Dataset extract:

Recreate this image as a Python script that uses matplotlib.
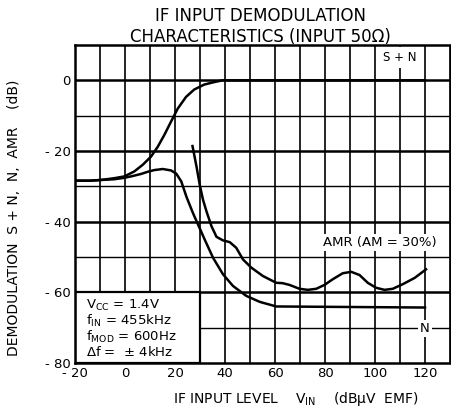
import numpy as np
import matplotlib.pyplot as plt
from matplotlib.patches import Rectangle

plt.rcParams['font.family'] = ['DejaVu Sans']

# S + N curve
sn_x = [-20, -14, -9.6, -4.3, -0.3, 3.7, 7.1, 10.4, 13.1, 15.7, 18.4, 21.1, 24.4, 27.7, 31.7, 35.7, 39, 120]
sn_y = [-28.4, -28.4, -28.2, -27.7, -27.2, -25.8, -23.9, -21.6, -18.8, -15.5, -11.7, -8.0, -4.7, -2.6, -1.2, -0.5, 0, 0]

# N curve
n_x = [-20, -14, -9.6, -4.3, -0.3, 3, 6.4, 9, 11.7, 15.1, 18.4, 20.5, 22.5, 24.6, 27.2, 29.2, 31.9, 35.2,
       39.2, 43.2, 48.5, 53.9, 60.5, 120]
n_y = [-28.4, -28.4, -28.2, -28.0, -27.6, -27.1, -26.5, -25.9, -25.4, -25.1, -25.5, -26.4, -28.6, -33.0, -37.6,
       -40.8, -45.1, -50.2, -54.9, -58.2, -61.0, -62.7, -64.0, -64.3]

# AMR curve
amr_x = [27, 28.6, 29.9, 31.2, 32.6, 34.6, 36.6, 39.2, 41.9, 44.5, 47.2, 50.5, 55.2, 60.5, 63, 65.8, 69.8,
         73.1, 76.5, 79.8, 83.1, 87.1, 90.5, 93.8, 97.1, 100.4, 103.8, 107.1, 111.1, 115.9, 120.4]
amr_y = [-18.6, -24.4, -29.6, -33.8, -37.1, -41.3, -44.3, -45.3, -45.8, -47.4, -50.7, -53.0, -55.4, -57.3,
         -57.4, -57.9, -59.0, -59.3, -59.0, -57.9, -56.3, -54.6, -54.2, -55.1, -57.3, -58.7, -59.3, -59.0,
         -57.7, -55.9, -53.5]

x_ticks = [-20, 0, 20, 40, 60, 80, 100, 120]
x_tick_labels = ['- 20', '0', '20', '40', '60', '80', '100', '120']
y_ticks = [-80, -60, -40, -20, 0]
y_tick_labels = ['- 80', '- 60', '- 40', '- 20', '0']

fig = plt.figure(figsize=(4.51, 4.15), dpi=100)
ax = fig.add_axes([0.1663, 0.1253, 0.8315, 0.7663])
ax.set_xlim(-20, 130)
ax.set_ylim(-80, 10)

# grid
for gx in range(-10, 131, 10):
    ax.axvline(gx, color='black', lw=1.2, zorder=1)
for gy in range(-70, 10, 10):
    ax.axhline(gy, color='black', lw=1.8 if gy % 20 == 0 else 1.0, zorder=1)

ax.plot(sn_x, sn_y, color='black', lw=1.8, zorder=3)
ax.plot(n_x, n_y, color='black', lw=1.8, zorder=3)
ax.plot(amr_x, amr_y, color='black', lw=1.8, zorder=3)

# condition box
ax.add_patch(Rectangle((-20, -80), 50, 20, facecolor='white', edgecolor='black', lw=1.6, zorder=2))
ax.text(-15.5, -61.5, '$\\mathregular{V_{CC}}$ = 1.4V\n$\\mathregular{f_{IN}}$ = 455kHz\n'
        '$\\mathregular{f_{MOD}}$ = 600Hz\n$\\mathregular{\\Delta f}$ =  ± 4kHz',
        fontsize=9.5, va='top', ha='left', linespacing=1.0, zorder=4)

ax.text(110, 6.5, 'S + N', fontsize=8.5, ha='center', va='center', zorder=4,
        bbox=dict(facecolor='white', edgecolor='none', pad=3))
ax.text(102, -46, 'AMR (AM = 30%)', fontsize=9.5, ha='center', va='center', zorder=4,
        bbox=dict(facecolor='white', edgecolor='none', pad=1.5))
ax.text(120, -70.3, 'N', fontsize=9.5, ha='center', va='center', zorder=4,
        bbox=dict(facecolor='white', edgecolor='none', pad=1.5))

ax.set_xticks(x_ticks)
ax.set_xticklabels(x_tick_labels, fontsize=9.5)
ax.set_yticks(y_ticks)
ax.set_yticklabels(y_tick_labels, fontsize=9.5)
ax.tick_params(length=0, pad=3)
for s in ['left', 'bottom', 'top']:
    ax.spines[s].set_linewidth(1.8)
ax.spines['right'].set_linewidth(1.0)

fig.text(0.577, 0.962, 'IF INPUT DEMODULATION', fontsize=12, ha='center', va='center')
fig.text(0.577, 0.912, 'CHARACTERISTICS (INPUT 50Ω)', fontsize=12, ha='center', va='center')
ax.set_xlabel('IF INPUT LEVEL    $\\mathregular{V_{IN}}$    (dB$\\mathregular{\\mu}$V  EMF)', fontsize=10)
ax.xaxis.set_label_coords(0.59, -0.085)
ax.set_ylabel('DEMODULATION  S + N,  N,  AMR    (dB)', fontsize=10)
ax.yaxis.set_label_coords(-0.145, 0.455)

fig.savefig('out.png', dpi=100)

The task: Each line from the top of the material through the line containing "-1.2, -0.5, 0, 0]" should be reproduced exactly; please drop any images.

Answer to the problem:
Recreate this image as a Python script that uses matplotlib.
import numpy as np
import matplotlib.pyplot as plt
from matplotlib.patches import Rectangle

plt.rcParams['font.family'] = ['DejaVu Sans']

# S + N curve
sn_x = [-20, -14, -9.6, -4.3, -0.3, 3.7, 7.1, 10.4, 13.1, 15.7, 18.4, 21.1, 24.4, 27.7, 31.7, 35.7, 39, 120]
sn_y = [-28.4, -28.4, -28.2, -27.7, -27.2, -25.8, -23.9, -21.6, -18.8, -15.5, -11.7, -8.0, -4.7, -2.6, -1.2, -0.5, 0, 0]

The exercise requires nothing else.